▸ **Dataset content**
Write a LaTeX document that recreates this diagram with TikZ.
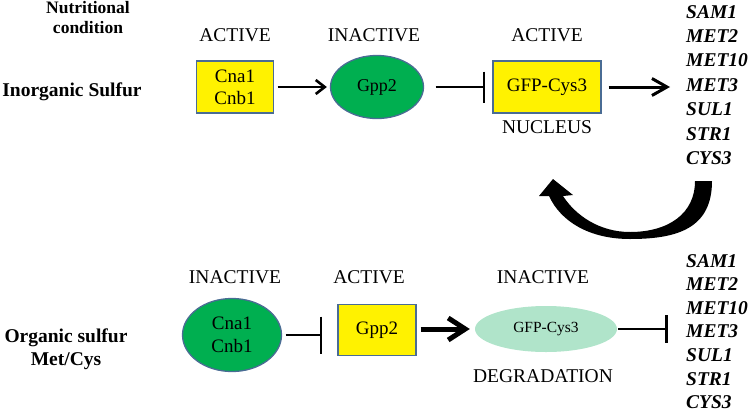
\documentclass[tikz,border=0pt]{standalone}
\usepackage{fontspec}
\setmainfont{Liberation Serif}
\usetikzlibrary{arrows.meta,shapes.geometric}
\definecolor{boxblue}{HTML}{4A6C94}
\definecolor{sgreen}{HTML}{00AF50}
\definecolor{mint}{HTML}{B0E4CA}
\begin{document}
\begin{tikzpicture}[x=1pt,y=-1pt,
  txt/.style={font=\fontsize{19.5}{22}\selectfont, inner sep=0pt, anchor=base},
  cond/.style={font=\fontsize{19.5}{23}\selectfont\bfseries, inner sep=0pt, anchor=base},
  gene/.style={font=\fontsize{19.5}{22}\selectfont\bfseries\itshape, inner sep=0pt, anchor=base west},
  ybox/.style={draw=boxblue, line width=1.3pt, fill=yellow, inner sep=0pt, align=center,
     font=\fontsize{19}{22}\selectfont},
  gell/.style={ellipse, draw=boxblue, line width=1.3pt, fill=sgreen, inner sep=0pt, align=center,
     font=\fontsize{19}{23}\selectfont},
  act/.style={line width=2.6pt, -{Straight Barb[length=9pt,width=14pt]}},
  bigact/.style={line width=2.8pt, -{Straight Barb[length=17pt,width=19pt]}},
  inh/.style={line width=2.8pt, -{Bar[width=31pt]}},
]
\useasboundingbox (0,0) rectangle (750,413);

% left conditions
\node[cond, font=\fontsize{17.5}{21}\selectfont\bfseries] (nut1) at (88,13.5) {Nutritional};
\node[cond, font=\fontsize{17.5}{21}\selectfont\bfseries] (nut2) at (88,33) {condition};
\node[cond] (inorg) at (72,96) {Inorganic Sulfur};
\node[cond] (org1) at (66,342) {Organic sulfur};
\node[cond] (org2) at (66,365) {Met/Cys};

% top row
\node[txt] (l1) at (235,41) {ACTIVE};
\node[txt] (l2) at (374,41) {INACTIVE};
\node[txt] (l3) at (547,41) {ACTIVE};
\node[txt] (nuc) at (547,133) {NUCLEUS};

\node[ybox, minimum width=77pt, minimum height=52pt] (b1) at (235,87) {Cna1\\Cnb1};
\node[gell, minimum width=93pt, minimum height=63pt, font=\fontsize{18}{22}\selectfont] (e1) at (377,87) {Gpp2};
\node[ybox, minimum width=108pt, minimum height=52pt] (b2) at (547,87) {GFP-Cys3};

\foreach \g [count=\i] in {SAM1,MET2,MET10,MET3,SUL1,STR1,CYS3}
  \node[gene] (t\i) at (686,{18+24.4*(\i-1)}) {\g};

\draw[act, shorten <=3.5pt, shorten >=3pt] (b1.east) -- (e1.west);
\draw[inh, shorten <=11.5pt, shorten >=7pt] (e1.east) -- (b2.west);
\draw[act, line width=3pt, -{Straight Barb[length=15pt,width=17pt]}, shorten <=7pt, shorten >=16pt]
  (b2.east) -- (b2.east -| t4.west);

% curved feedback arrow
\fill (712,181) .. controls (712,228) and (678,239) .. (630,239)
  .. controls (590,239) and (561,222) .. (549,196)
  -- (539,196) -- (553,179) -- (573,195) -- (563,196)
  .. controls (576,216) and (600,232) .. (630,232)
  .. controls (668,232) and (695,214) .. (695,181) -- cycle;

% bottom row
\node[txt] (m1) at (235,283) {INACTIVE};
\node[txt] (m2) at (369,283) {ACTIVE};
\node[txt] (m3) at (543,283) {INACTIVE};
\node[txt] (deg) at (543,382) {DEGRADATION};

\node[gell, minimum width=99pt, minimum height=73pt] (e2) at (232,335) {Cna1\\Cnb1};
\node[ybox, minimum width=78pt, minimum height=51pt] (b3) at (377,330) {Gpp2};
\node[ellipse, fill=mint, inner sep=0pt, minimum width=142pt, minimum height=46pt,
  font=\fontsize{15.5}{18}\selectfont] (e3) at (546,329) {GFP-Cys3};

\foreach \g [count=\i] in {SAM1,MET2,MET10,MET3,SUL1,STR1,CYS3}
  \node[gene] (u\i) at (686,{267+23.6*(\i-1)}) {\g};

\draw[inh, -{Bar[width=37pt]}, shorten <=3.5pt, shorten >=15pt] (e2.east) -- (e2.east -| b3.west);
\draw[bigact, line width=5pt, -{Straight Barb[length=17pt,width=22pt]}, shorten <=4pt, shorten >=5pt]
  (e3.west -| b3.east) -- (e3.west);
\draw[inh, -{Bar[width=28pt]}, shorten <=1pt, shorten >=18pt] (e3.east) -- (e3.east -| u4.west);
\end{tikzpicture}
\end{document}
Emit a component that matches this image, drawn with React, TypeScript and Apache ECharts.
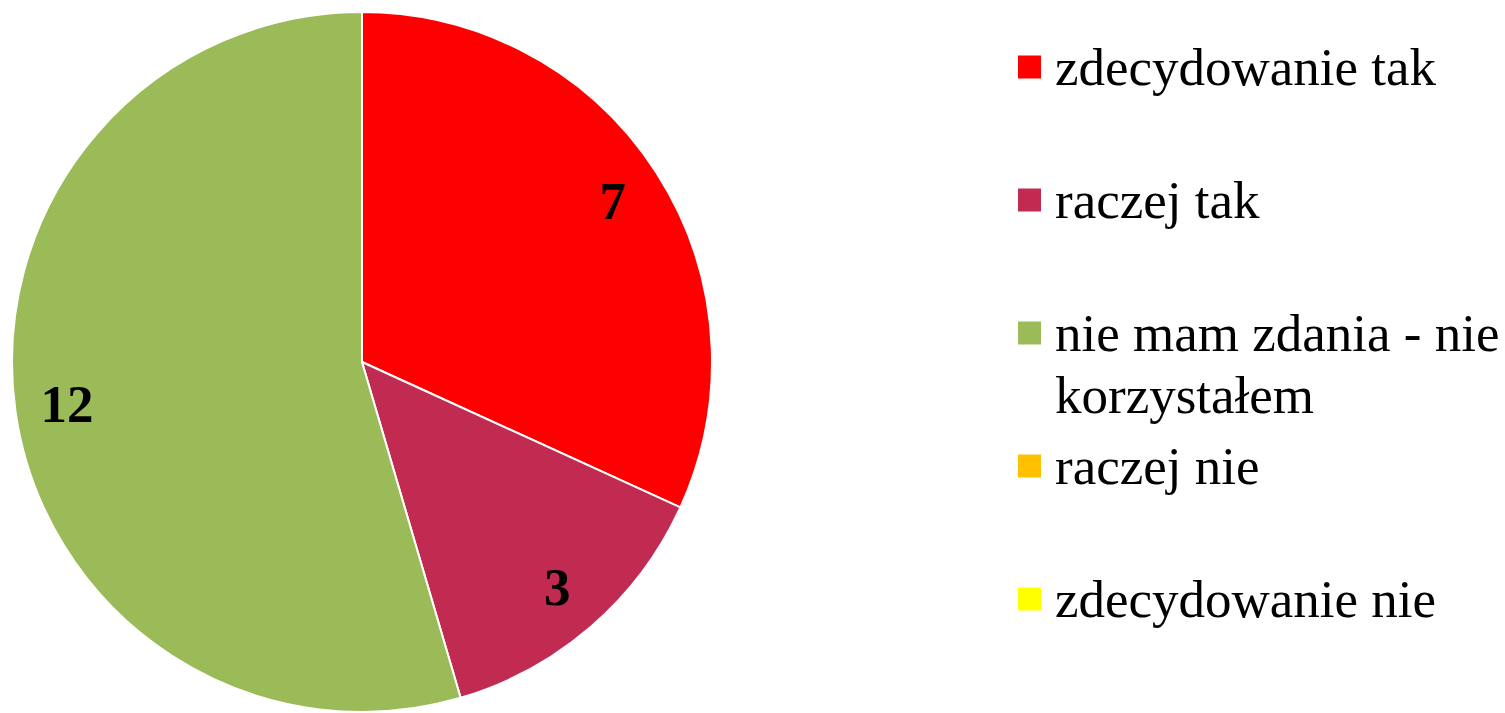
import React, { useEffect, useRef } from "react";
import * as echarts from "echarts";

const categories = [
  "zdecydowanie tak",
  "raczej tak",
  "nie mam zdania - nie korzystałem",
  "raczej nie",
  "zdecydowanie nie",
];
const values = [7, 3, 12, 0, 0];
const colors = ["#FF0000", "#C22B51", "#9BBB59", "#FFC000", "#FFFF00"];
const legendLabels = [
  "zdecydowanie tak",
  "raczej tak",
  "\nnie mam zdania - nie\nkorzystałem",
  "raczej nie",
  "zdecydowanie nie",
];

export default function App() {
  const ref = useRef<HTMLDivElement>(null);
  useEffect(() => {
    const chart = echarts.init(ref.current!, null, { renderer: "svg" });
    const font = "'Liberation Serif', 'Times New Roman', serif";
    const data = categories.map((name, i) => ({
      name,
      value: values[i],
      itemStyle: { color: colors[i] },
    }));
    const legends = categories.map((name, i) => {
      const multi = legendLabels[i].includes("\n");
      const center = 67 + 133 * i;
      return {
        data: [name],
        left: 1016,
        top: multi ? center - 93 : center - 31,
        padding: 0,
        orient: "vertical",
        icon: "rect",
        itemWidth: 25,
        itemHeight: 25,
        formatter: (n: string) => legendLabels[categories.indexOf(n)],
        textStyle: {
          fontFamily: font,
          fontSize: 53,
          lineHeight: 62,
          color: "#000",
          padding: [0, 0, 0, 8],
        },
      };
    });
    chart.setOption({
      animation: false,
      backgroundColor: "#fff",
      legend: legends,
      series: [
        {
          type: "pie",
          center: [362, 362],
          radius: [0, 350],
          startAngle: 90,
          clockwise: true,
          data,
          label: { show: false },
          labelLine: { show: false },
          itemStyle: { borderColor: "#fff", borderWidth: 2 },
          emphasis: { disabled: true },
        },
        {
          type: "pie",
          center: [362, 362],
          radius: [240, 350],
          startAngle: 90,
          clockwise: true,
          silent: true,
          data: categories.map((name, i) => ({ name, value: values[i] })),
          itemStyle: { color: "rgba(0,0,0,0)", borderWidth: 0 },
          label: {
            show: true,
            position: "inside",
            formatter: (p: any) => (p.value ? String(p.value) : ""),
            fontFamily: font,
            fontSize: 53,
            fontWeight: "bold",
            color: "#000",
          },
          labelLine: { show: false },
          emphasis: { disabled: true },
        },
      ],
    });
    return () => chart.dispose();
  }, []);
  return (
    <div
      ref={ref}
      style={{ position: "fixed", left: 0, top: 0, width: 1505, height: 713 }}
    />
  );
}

▸ **Your task**
Output all of the records exactly as they appear above, but not the pictures.

▸ **In response**
Write a LaTeX document that recreates this diagram with TikZ.
\documentclass[tikz,border=0pt]{standalone}
\usepackage{fontspec}
\setmainfont{Liberation Serif}
\usetikzlibrary{arrows.meta,shapes.geometric}
\definecolor{boxblue}{HTML}{4A6C94}
\definecolor{sgreen}{HTML}{00AF50}
\definecolor{mint}{HTML}{B0E4CA}
\begin{document}
\begin{tikzpicture}[x=1pt,y=-1pt,
  txt/.style={font=\fontsize{19.5}{22}\selectfont, inner sep=0pt, anchor=base},
  cond/.style={font=\fontsize{19.5}{23}\selectfont\bfseries, inner sep=0pt, anchor=base},
  gene/.style={font=\fontsize{19.5}{22}\selectfont\bfseries\itshape, inner sep=0pt, anchor=base west},
  ybox/.style={draw=boxblue, line width=1.3pt, fill=yellow, inner sep=0pt, align=center,
     font=\fontsize{19}{22}\selectfont},
  gell/.style={ellipse, draw=boxblue, line width=1.3pt, fill=sgreen, inner sep=0pt, align=center,
     font=\fontsize{19}{23}\selectfont},
  act/.style={line width=2.6pt, -{Straight Barb[length=9pt,width=14pt]}},
  bigact/.style={line width=2.8pt, -{Straight Barb[length=17pt,width=19pt]}},
  inh/.style={line width=2.8pt, -{Bar[width=31pt]}},
]
\useasboundingbox (0,0) rectangle (750,413);

% left conditions
\node[cond, font=\fontsize{17.5}{21}\selectfont\bfseries] (nut1) at (88,13.5) {Nutritional};
\node[cond, font=\fontsize{17.5}{21}\selectfont\bfseries] (nut2) at (88,33) {condition};
\node[cond] (inorg) at (72,96) {Inorganic Sulfur};
\node[cond] (org1) at (66,342) {Organic sulfur};
\node[cond] (org2) at (66,365) {Met/Cys};

% top row
\node[txt] (l1) at (235,41) {ACTIVE};
\node[txt] (l2) at (374,41) {INACTIVE};
\node[txt] (l3) at (547,41) {ACTIVE};
\node[txt] (nuc) at (547,133) {NUCLEUS};

\node[ybox, minimum width=77pt, minimum height=52pt] (b1) at (235,87) {Cna1\\Cnb1};
\node[gell, minimum width=93pt, minimum height=63pt, font=\fontsize{18}{22}\selectfont] (e1) at (377,87) {Gpp2};
\node[ybox, minimum width=108pt, minimum height=52pt] (b2) at (547,87) {GFP-Cys3};

\foreach \g [count=\i] in {SAM1,MET2,MET10,MET3,SUL1,STR1,CYS3}
  \node[gene] (t\i) at (686,{18+24.4*(\i-1)}) {\g};

\draw[act, shorten <=3.5pt, shorten >=3pt] (b1.east) -- (e1.west);
\draw[inh, shorten <=11.5pt, shorten >=7pt] (e1.east) -- (b2.west);
\draw[act, line width=3pt, -{Straight Barb[length=15pt,width=17pt]}, shorten <=7pt, shorten >=16pt]
  (b2.east) -- (b2.east -| t4.west);

% curved feedback arrow
\fill (712,181) .. controls (712,228) and (678,239) .. (630,239)
  .. controls (590,239) and (561,222) .. (549,196)
  -- (539,196) -- (553,179) -- (573,195) -- (563,196)
  .. controls (576,216) and (600,232) .. (630,232)
  .. controls (668,232) and (695,214) .. (695,181) -- cycle;

% bottom row
\node[txt] (m1) at (235,283) {INACTIVE};
\node[txt] (m2) at (369,283) {ACTIVE};
\node[txt] (m3) at (543,283) {INACTIVE};
\node[txt] (deg) at (543,382) {DEGRADATION};

\node[gell, minimum width=99pt, minimum height=73pt] (e2) at (232,335) {Cna1\\Cnb1};
\node[ybox, minimum width=78pt, minimum height=51pt] (b3) at (377,330) {Gpp2};
\node[ellipse, fill=mint, inner sep=0pt, minimum width=142pt, minimum height=46pt,
  font=\fontsize{15.5}{18}\selectfont] (e3) at (546,329) {GFP-Cys3};

\foreach \g [count=\i] in {SAM1,MET2,MET10,MET3,SUL1,STR1,CYS3}
  \node[gene] (u\i) at (686,{267+23.6*(\i-1)}) {\g};

\draw[inh, -{Bar[width=37pt]}, shorten <=3.5pt, shorten >=15pt] (e2.east) -- (e2.east -| b3.west);
\draw[bigact, line width=5pt, -{Straight Barb[length=17pt,width=22pt]}, shorten <=4pt, shorten >=5pt]
  (e3.west -| b3.east) -- (e3.west);
\draw[inh, -{Bar[width=28pt]}, shorten <=1pt, shorten >=18pt] (e3.east) -- (e3.east -| u4.west);
\end{tikzpicture}
\end{document}
Emit a component that matches this image, drawn with React, TypeScript and Apache ECharts.
import React, { useEffect, useRef } from "react";
import * as echarts from "echarts";

const categories = [
  "zdecydowanie tak",
  "raczej tak",
  "nie mam zdania - nie korzystałem",
  "raczej nie",
  "zdecydowanie nie",
];
const values = [7, 3, 12, 0, 0];
const colors = ["#FF0000", "#C22B51", "#9BBB59", "#FFC000", "#FFFF00"];
const legendLabels = [
  "zdecydowanie tak",
  "raczej tak",
  "\nnie mam zdania - nie\nkorzystałem",
  "raczej nie",
  "zdecydowanie nie",
];

export default function App() {
  const ref = useRef<HTMLDivElement>(null);
  useEffect(() => {
    const chart = echarts.init(ref.current!, null, { renderer: "svg" });
    const font = "'Liberation Serif', 'Times New Roman', serif";
    const data = categories.map((name, i) => ({
      name,
      value: values[i],
      itemStyle: { color: colors[i] },
    }));
    const legends = categories.map((name, i) => {
      const multi = legendLabels[i].includes("\n");
      const center = 67 + 133 * i;
      return {
        data: [name],
        left: 1016,
        top: multi ? center - 93 : center - 31,
        padding: 0,
        orient: "vertical",
        icon: "rect",
        itemWidth: 25,
        itemHeight: 25,
        formatter: (n: string) => legendLabels[categories.indexOf(n)],
        textStyle: {
          fontFamily: font,
          fontSize: 53,
          lineHeight: 62,
          color: "#000",
          padding: [0, 0, 0, 8],
        },
      };
    });
    chart.setOption({
      animation: false,
      backgroundColor: "#fff",
      legend: legends,
      series: [
        {
          type: "pie",
          center: [362, 362],
          radius: [0, 350],
          startAngle: 90,
          clockwise: true,
          data,
          label: { show: false },
          labelLine: { show: false },
          itemStyle: { borderColor: "#fff", borderWidth: 2 },
          emphasis: { disabled: true },
        },
        {
          type: "pie",
          center: [362, 362],
          radius: [240, 350],
          startAngle: 90,
          clockwise: true,
          silent: true,
          data: categories.map((name, i) => ({ name, value: values[i] })),
          itemStyle: { color: "rgba(0,0,0,0)", borderWidth: 0 },
          label: {
            show: true,
            position: "inside",
            formatter: (p: any) => (p.value ? String(p.value) : ""),
            fontFamily: font,
            fontSize: 53,
            fontWeight: "bold",
            color: "#000",
          },
          labelLine: { show: false },
          emphasis: { disabled: true },
        },
      ],
    });
    return () => chart.dispose();
  }, []);
  return (
    <div
      ref={ref}
      style={{ position: "fixed", left: 0, top: 0, width: 1505, height: 713 }}
    />
  );
}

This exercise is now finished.